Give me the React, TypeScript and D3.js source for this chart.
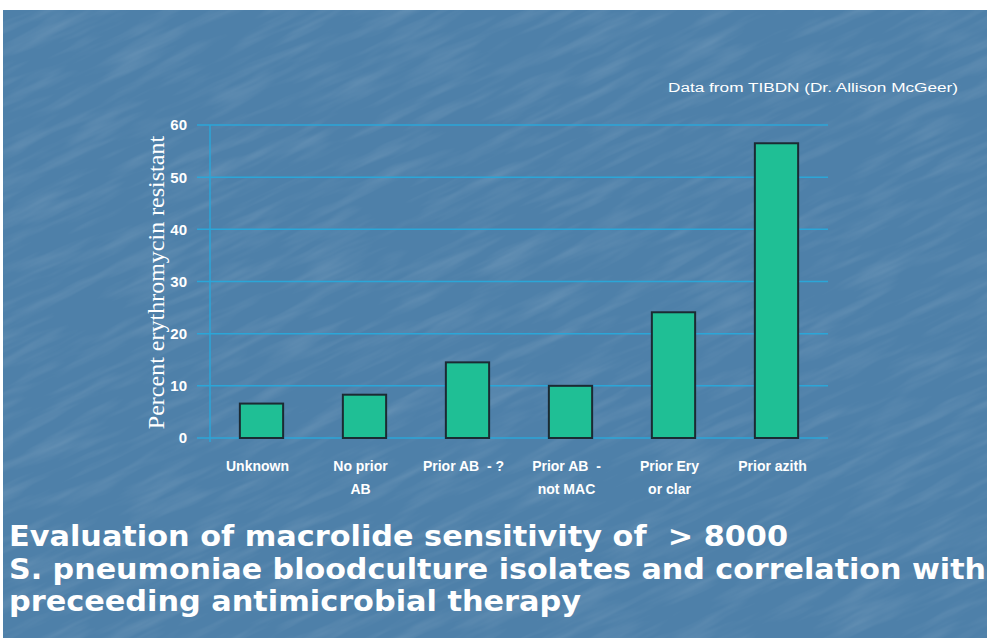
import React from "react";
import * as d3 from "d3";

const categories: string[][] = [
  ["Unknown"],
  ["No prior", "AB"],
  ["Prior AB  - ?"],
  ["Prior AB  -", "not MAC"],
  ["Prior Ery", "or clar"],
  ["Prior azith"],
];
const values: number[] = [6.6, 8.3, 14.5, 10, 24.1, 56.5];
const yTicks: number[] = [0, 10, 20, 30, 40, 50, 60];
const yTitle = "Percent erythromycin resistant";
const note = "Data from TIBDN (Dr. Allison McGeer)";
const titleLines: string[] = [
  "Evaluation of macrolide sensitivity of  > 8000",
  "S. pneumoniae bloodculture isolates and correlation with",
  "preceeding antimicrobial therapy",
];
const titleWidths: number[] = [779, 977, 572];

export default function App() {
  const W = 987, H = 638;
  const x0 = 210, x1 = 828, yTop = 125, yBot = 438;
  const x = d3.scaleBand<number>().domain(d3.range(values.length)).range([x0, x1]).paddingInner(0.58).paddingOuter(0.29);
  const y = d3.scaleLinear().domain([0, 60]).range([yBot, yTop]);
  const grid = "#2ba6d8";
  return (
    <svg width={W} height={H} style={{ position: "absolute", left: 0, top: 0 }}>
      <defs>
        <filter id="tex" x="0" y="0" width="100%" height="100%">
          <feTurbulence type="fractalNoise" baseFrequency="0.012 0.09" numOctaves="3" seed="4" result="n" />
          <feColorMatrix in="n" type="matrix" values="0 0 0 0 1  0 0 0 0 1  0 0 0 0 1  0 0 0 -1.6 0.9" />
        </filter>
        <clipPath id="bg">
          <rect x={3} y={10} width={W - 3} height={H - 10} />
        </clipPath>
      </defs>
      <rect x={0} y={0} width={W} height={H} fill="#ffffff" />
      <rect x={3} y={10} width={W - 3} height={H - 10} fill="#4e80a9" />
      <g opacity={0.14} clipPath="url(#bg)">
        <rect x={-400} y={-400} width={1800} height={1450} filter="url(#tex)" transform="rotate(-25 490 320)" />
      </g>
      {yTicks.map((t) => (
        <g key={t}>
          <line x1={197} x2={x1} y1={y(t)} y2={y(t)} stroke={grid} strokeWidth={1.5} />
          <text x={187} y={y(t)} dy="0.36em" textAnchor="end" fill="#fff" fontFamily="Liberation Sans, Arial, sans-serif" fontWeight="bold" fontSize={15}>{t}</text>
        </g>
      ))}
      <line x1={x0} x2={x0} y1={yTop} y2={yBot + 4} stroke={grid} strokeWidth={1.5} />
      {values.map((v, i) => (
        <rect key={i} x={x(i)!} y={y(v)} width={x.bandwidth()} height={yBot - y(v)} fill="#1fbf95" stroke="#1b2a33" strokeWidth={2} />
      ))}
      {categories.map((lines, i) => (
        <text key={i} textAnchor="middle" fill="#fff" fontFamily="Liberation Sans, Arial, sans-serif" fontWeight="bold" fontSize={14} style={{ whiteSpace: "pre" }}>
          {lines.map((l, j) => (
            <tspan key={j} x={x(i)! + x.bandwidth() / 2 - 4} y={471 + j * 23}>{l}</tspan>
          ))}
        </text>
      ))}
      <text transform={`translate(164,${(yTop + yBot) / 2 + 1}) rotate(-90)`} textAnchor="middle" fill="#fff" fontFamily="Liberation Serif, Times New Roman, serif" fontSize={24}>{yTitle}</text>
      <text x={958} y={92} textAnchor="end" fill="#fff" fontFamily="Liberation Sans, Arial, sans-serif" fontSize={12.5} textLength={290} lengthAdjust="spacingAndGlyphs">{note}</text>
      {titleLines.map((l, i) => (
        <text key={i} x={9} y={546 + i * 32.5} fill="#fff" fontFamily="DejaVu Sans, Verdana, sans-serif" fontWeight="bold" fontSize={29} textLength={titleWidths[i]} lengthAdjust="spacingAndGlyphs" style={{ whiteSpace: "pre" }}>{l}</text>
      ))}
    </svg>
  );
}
────────────────
From the listing above, copy all lines holding the word "React".

* **WRITTEN ANSWER**:
Give me the React, TypeScript and D3.js source for this chart.
import React from "react";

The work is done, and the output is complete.